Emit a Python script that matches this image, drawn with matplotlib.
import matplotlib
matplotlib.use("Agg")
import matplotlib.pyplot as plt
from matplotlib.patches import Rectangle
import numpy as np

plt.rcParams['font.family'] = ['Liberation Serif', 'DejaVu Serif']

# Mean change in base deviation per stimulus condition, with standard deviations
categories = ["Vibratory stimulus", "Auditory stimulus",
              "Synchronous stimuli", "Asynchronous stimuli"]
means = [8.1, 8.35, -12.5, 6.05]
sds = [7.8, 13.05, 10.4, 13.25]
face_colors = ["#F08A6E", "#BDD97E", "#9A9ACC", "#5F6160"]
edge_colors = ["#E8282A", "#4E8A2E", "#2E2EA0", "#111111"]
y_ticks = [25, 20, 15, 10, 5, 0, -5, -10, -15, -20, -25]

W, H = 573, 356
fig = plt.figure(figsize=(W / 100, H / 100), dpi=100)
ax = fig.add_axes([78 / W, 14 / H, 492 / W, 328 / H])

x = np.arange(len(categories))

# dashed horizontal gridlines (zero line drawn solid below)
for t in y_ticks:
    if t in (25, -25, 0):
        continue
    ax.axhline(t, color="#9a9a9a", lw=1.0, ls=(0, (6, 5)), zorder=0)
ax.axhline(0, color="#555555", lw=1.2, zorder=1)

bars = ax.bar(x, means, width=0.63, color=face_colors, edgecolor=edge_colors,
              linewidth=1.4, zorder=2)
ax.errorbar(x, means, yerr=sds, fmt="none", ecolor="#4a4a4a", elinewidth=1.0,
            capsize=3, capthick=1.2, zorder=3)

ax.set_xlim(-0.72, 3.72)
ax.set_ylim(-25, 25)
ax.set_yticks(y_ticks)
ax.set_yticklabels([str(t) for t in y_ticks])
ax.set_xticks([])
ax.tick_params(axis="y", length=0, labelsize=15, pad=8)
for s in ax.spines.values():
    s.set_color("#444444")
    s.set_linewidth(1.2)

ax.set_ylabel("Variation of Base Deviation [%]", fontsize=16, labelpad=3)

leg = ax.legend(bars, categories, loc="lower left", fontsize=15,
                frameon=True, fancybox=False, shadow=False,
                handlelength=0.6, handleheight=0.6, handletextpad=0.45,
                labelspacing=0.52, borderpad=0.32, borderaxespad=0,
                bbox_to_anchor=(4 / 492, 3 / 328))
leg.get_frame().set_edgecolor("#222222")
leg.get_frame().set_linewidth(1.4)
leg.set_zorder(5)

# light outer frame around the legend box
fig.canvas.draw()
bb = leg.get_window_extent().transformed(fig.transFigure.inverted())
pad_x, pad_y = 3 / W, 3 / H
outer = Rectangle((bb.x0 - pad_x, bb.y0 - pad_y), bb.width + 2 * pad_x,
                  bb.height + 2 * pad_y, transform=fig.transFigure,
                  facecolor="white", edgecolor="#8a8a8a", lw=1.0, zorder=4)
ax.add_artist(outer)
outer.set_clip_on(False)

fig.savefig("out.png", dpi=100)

■ PROBLEM ■
Everything from the first line through the line containing "plt.rcParams['font.family'] = ['Liberation" should be quoted exactly, and nothing beyond it.

■ WRITTEN ANSWER ■
Emit a Python script that matches this image, drawn with matplotlib.
import matplotlib
matplotlib.use("Agg")
import matplotlib.pyplot as plt
from matplotlib.patches import Rectangle
import numpy as np

plt.rcParams['font.family'] = ['Liberation Serif', 'DejaVu Serif']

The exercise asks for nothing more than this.